General Chan-o-cha stressed his government's support for the Thai gem and jewelry industry, which is the country's third largest export earner. "We need to take care of the people in the value chain to make sure that nobody is left behind, especially the lower income workers, and we also want to ensure transparency and good governance," he stated. "Thailand is committed to improving our products and to becoming a global jewelry hub in the next five years, and I hope we can grow stronger together and enable Thailand to secure this vision."

Given that the congress was being held in one of the world's leading colored gemstone centers, many of the speakers and the sessions focused strongly on this sector, and of the growing urgency to formulate for it a viable responsible sourcing policy, which on the one hand will defend the integrity of the product from the perspective of consumers and outside observers, but at the same recognize the critical role it plays in the lives and communities of artisanal and small-scale miners who produce more than 80 percent of its rough.

On the issue of the integrity of supply chain integrity in the colored gemstone trade, the congress enjoyed a session focused on that very topic moderated by Anne-Marie Fleury, the Standards and Impacts Director at the Responsible Jewelry Council.

Cavalieri said that government involvement is necessary to help verify the veracity of the source of supply, and that element, coupled with self-administered due diligence at the industry level, is likely to provide the most viable alternative available. "I propose that we work towards creating a Kimberley Process-type structure for rough colored gemstones, which will enable the industry to demonstrate the integrity of its chain of distribution through a combination of government monitoring, and self-administered due diligence, he said.

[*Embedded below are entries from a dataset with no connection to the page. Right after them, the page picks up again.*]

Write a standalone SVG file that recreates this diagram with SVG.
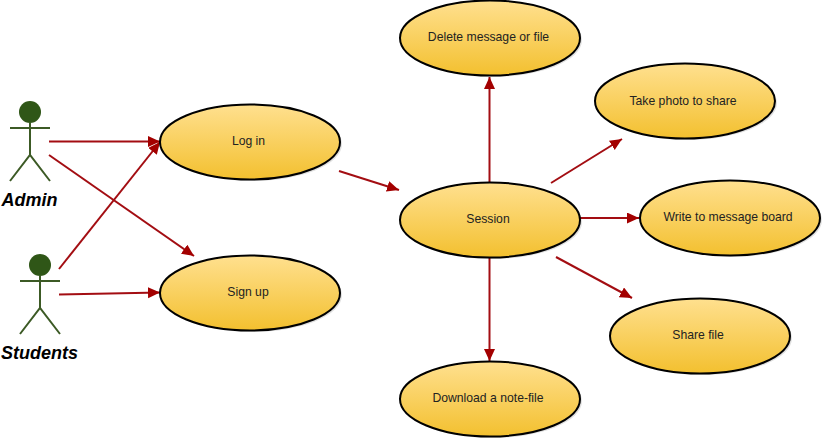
<svg xmlns="http://www.w3.org/2000/svg" width="823" height="443" viewBox="0 0 823 443">
<style>
.uc ellipse.b{fill:url(#g);stroke:#000;stroke-width:2}
.uc ellipse.s{fill:#000;opacity:.12}
.uc text{font:12.2px "Liberation Sans",Arial,sans-serif;fill:#222;text-anchor:middle}
.actor circle{fill:#2f5617}
.actor path{fill:none;stroke:#3c5a25;stroke-width:2}
.actor text{font:italic bold 18px "Liberation Sans",Arial,sans-serif;fill:#000;text-anchor:middle}
#connectors line{stroke:#a30d12;stroke-width:2;marker-end:url(#a)}
</style>
<defs>
<linearGradient id="g" x1="0" y1="0" x2="0" y2="1"><stop offset="0" stop-color="#ffe08f"/><stop offset="1" stop-color="#f3c02f"/></linearGradient>
<marker id="a" markerUnits="userSpaceOnUse" markerWidth="14" markerHeight="12" refX="12" refY="5.500" orient="auto"><path d="M0 0L12 5.500L0 11Z" fill="#a30000"/></marker>
</defs>
<g id="connectors">
<line x1="49" y1="141.500" x2="160" y2="141.500"/>
<line x1="49" y1="155" x2="194" y2="256"/>
<line x1="59" y1="269" x2="160" y2="142"/>
<line x1="59" y1="294.500" x2="160" y2="292.500"/>
<line x1="339" y1="171" x2="399" y2="190"/>
<line x1="489.500" y1="183" x2="489.500" y2="77"/>
<line x1="489.500" y1="258" x2="489.500" y2="361"/>
<line x1="551" y1="183" x2="622" y2="139"/>
<line x1="580" y1="218" x2="639" y2="218"/>
<line x1="556" y1="257" x2="632" y2="298"/>
</g>
<g id="actor-admin" class="actor"><circle cx="30" cy="112" r="11"/><path d="M30 123V155M10 128H50M10 181L30 155L50 181"/><text x="29.500" y="206">Admin</text></g>
<g id="actor-students" class="actor"><circle cx="40" cy="265" r="11"/><path d="M40 276V308M20 281H60M20 334L40 308L60 334"/><text x="39.500" y="359">Students</text></g>
<g id="login" class="uc"><ellipse class="s" cx="252" cy="144" rx="90" ry="37"/><ellipse class="b" cx="250" cy="142" rx="90" ry="37.500"/><text x="248.500" y="145">Log in</text></g>
<g id="signup" class="uc"><ellipse class="s" cx="252" cy="295" rx="90" ry="37"/><ellipse class="b" cx="250" cy="293" rx="90" ry="37.500"/><text x="248" y="296">Sign up</text></g>
<g id="session" class="uc"><ellipse class="s" cx="492" cy="222" rx="90" ry="37"/><ellipse class="b" cx="490" cy="220" rx="90" ry="37.500"/><text x="488" y="223">Session</text></g>
<g id="delete" class="uc"><ellipse class="s" cx="492" cy="40" rx="90" ry="37"/><ellipse class="b" cx="490" cy="38" rx="90" ry="37.500"/><text x="488.500" y="41">Delete message or file</text></g>
<g id="photo" class="uc"><ellipse class="s" cx="687" cy="103" rx="90" ry="37"/><ellipse class="b" cx="685" cy="101" rx="90" ry="37.500"/><text x="683" y="105">Take photo to share</text></g>
<g id="board" class="uc"><ellipse class="s" cx="732" cy="220" rx="90" ry="37"/><ellipse class="b" cx="730" cy="218" rx="90" ry="37.500"/><text x="728" y="221">Write to message board</text></g>
<g id="share" class="uc"><ellipse class="s" cx="702" cy="338" rx="90" ry="37"/><ellipse class="b" cx="700" cy="336" rx="90" ry="37.500"/><text x="698" y="339">Share file</text></g>
<g id="download" class="uc"><ellipse class="s" cx="492" cy="401" rx="90" ry="37"/><ellipse class="b" cx="490" cy="399" rx="90" ry="37.500"/><text x="488" y="402">Download a note-file</text></g>
</svg>
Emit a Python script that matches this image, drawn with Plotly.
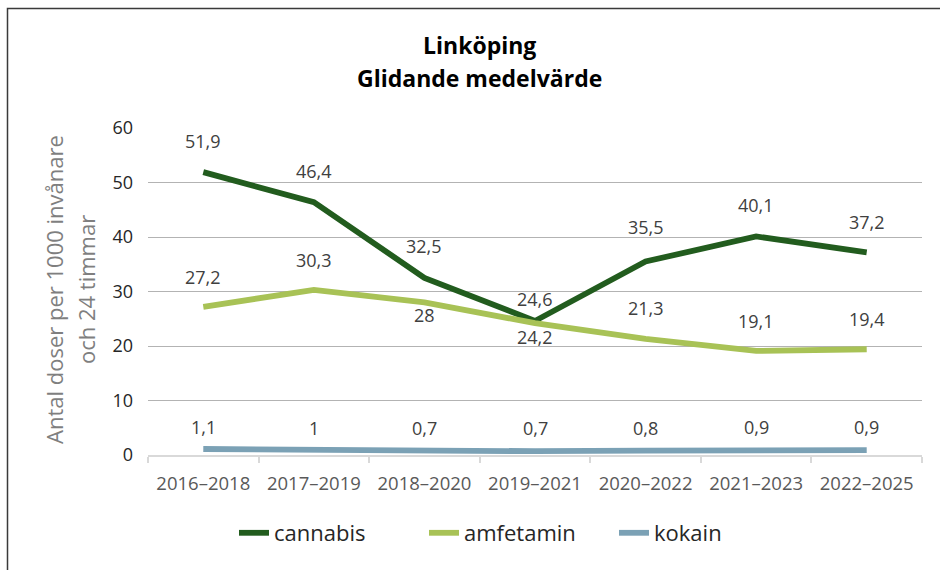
import plotly.graph_objects as go

categories = ["2016–2018", "2017–2019", "2018–2020", "2019–2021", "2020–2022", "2021–2023", "2022–2025"]
cannabis = [51.9, 46.4, 32.5, 24.6, 35.5, 40.1, 37.2]
amfetamin = [27.2, 30.3, 28.0, 24.2, 21.3, 19.1, 19.4]
kokain = [1.1, 1.0, 0.7, 0.7, 0.8, 0.9, 0.9]

series_names = ["cannabis", "amfetamin", "kokain"]
series_colors = ["#225c1e", "#a8c256", "#7ba1b5"]

# label offsets (px) relative to the point, positive = above
label_shift = {
    "cannabis": [31, 31, 32, 22, 35, 31, 30],
    "amfetamin": [30, 30, -13, -14, 31, 30, 30],
    "kokain": [22, 22, 23, 23, 23, 23, 23],
}

W, H = 940, 570
L, R, T, B = 148, 18, 128, 115
PW, PH = W - L - R, H - T - B


def px_x(p):
    return (p - L) / PW


def px_y(p):
    return (H - B - p) / PH


def fmt(v):
    s = f"{v:.1f}"
    if s.endswith(".0"):
        s = s[:-2]
    return s.replace(".", ",")


fig = go.Figure()
all_values = [cannabis, amfetamin, kokain]
for name, vals, col in zip(series_names, all_values, series_colors):
    fig.add_trace(go.Scatter(
        x=categories, y=vals, mode="lines", name=name,
        line=dict(color=col, width=5.8),
        hoverinfo="skip",
    ))

annotations = []
for name, vals in zip(series_names, all_values):
    for c, v, s in zip(categories, vals, label_shift[name]):
        annotations.append(dict(
            x=c, y=v, xref="x", yref="y", text=fmt(v), showarrow=False,
            yshift=s, font=dict(family="Open Sans", size=18, color="#404040"),
        ))

# title
for txt, yp in (("<b>Linköping</b>", 45), ("<b>Glidande medelvärde</b>", 78)):
    annotations.append(dict(x=px_x(479), y=px_y(yp), xref="paper", yref="paper",
                            xanchor="center", yanchor="middle",
                            text=txt, showarrow=False,
                            font=dict(family="Open Sans", size=23, color="#000000")))
# y-axis title
for txt, xp in (("Antal doser per 1000 invånare", 57), ("och 24 timmar", 89)):
    annotations.append(dict(x=px_x(xp - 3), y=px_y(290), xref="paper", yref="paper",
                            xanchor="center", yanchor="middle",
                            text=txt, showarrow=False, textangle=-90,
                            font=dict(family="Open Sans", size=22, color="#7f7f7f")))

fig.update_layout(
    width=W, height=H,
    margin=dict(l=L, r=R, t=T, b=B),
    paper_bgcolor="white", plot_bgcolor="white",
    font=dict(family="Open Sans", color="#404040"),
    showlegend=True,
    legend=dict(orientation="h", x=px_x(519), y=px_y(533), xanchor="center", yanchor="middle",
                font=dict(family="Open Sans", size=22, color="#262626"),
                entrywidth=145, entrywidthmode="pixels",
                itemclick=False, itemdoubleclick=False),
    annotations=annotations,
    shapes=[dict(type="rect", xref="paper", yref="paper",
                 x0=px_x(7.5), x1=px_x(950), y0=px_y(8.5), y1=px_y(590),
                 line=dict(color="#3a3a3a", width=1.5), layer="below")],
)

fig.update_xaxes(
    type="category", range=[-0.5, 6.5],
    showline=True, linecolor="#d9d9d9", linewidth=2,
    ticks="outside", tickson="boundaries", ticklen=6, tickcolor="#d9d9d9", tickwidth=2,
    tickfont=dict(family="Open Sans", size=18.5, color="#595959"),
    ticklabelstandoff=11,
    showgrid=False, fixedrange=True,
)
fig.update_yaxes(
    range=[0, 60], dtick=10, tick0=0,
    showgrid=True, gridcolor="#b3b3b3", gridwidth=1,
    zeroline=False, showline=False,
    tickfont=dict(family="Open Sans", size=18, color="#262626"),
    ticklabelstandoff=14, fixedrange=True,
)

fig.write_html("out.html")
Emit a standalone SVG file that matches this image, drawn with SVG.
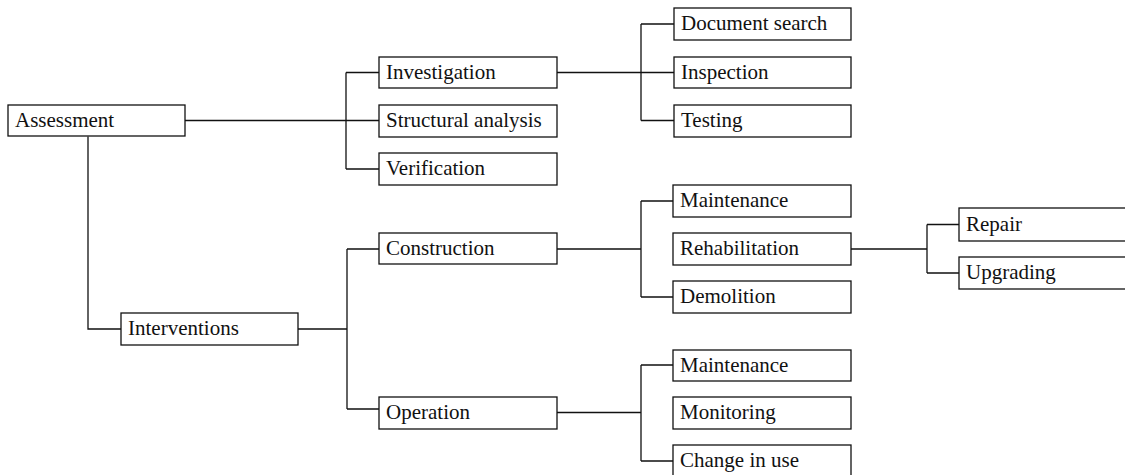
<svg xmlns="http://www.w3.org/2000/svg" width="1125" height="475" viewBox="0 0 1125 475">
<style>
rect.n{fill:#fff;stroke:#111;stroke-width:1.3}
text{font-family:'Liberation Serif','Tinos','DejaVu Serif',serif;font-size:21px;fill:#111}
.c path{fill:none;stroke:#111;stroke-width:1.3}
</style>
<rect width="1125" height="475" fill="#fff"/>
<g class="c" id="connectors">
<path d="M185,120.5H346M346,72.5V169M346,72.5H379M346,169H379M346,120.5H379"/>
<path d="M88,136.5V329H121"/>
<path d="M557,72.5H641M641,24V120.5M641,24H674M641,72.5H674M641,120.5H674"/>
<path d="M298,329H347M347,249V409M347,249H379M347,409H379"/>
<path d="M557,249H641M641,201V297M641,201H673M641,297H673"/>
<path d="M851,249H927M927,224.5V273M927,224.5H959M927,273H959"/>
<path d="M557,412.5H641M641,365V461M641,365H673M641,461H673"/>
</g>
<g font-family="Liberation Serif, serif">
<g id="n-assessment"><rect class="n" x="8" y="105" width="177" height="31"/><text x="15" y="127">Assessment</text></g>
<g id="n-investigation"><rect class="n" x="379" y="57" width="178" height="31"/><text x="386" y="79">Investigation</text></g>
<g id="n-structural"><rect class="n" x="379" y="105" width="178" height="32"/><text x="386" y="127">Structural analysis</text></g>
<g id="n-verification"><rect class="n" x="379" y="153" width="178" height="32"/><text x="386" y="175">Verification</text></g>
<g id="n-document"><rect class="n" x="674" y="8" width="177" height="32"/><text x="681" y="30">Document search</text></g>
<g id="n-inspection"><rect class="n" x="674" y="57" width="177" height="31"/><text x="681" y="79">Inspection</text></g>
<g id="n-testing"><rect class="n" x="674" y="105" width="177" height="32"/><text x="681" y="127">Testing</text></g>
<g id="n-interventions"><rect class="n" x="121" y="313" width="177" height="32"/><text x="128" y="335">Interventions</text></g>
<g id="n-construction"><rect class="n" x="379" y="233" width="178" height="31"/><text x="386" y="255">Construction</text></g>
<g id="n-operation"><rect class="n" x="379" y="397" width="178" height="32"/><text x="386" y="419">Operation</text></g>
<g id="n-maintenance1"><rect class="n" x="673" y="185" width="178" height="32"/><text x="680" y="207">Maintenance</text></g>
<g id="n-rehabilitation"><rect class="n" x="673" y="233" width="178" height="32"/><text x="680" y="255">Rehabilitation</text></g>
<g id="n-demolition"><rect class="n" x="673" y="281" width="178" height="32"/><text x="680" y="303">Demolition</text></g>
<g id="n-repair"><rect class="n" x="959" y="208" width="185" height="33"/><text x="966" y="231">Repair</text></g>
<g id="n-upgrading"><rect class="n" x="959" y="257" width="185" height="32"/><text x="966" y="279">Upgrading</text></g>
<g id="n-maintenance2"><rect class="n" x="673" y="350" width="178" height="31"/><text x="680" y="372">Maintenance</text></g>
<g id="n-monitoring"><rect class="n" x="673" y="397" width="178" height="32"/><text x="680" y="419">Monitoring</text></g>
<g id="n-change"><rect class="n" x="673" y="445" width="178" height="32"/><text x="680" y="467">Change in use</text></g>
</g>
</svg>
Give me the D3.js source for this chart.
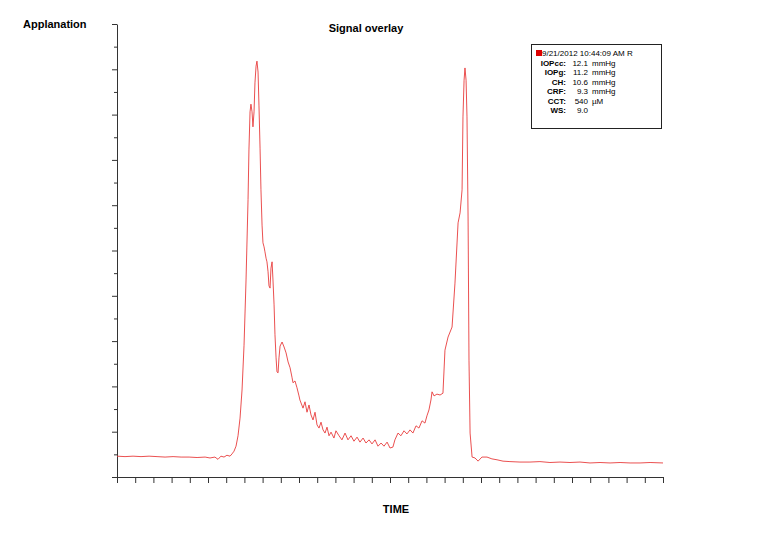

"I am not naïve," Cavalieri said. "I realize the conditions in the diamond industry are vastly different to those in colored gemstones. In diamonds, just a handful of large companies control well over 90 percent of world supply, whereas in colored gemstones some 80 percent of supply comes via literally thousands of small and artisanal miners. But if we, as an industry, take the lead and work on an individual basis with governments that are eager to legitimize their artisanal colored gemstone sectors, then we can grow organically the group of nations working within a KP-type structure. At the same time, we can provide a legal and non-discriminatory path to the market for artisanal colored gemstone miners who otherwise may find themselves locked out."

Meeting on the final day of the of the congress, in addition to electing Cavalieri to another two-year term as CIBJO President, the CIBJO General Assembly also elected, for the first time, three Vice Presidents. They are: Roland Naftule of the United States, Eli Avidar of Israel, and Corrado Facco of Italy, while a new Board of Directors was also elected for a two-year term.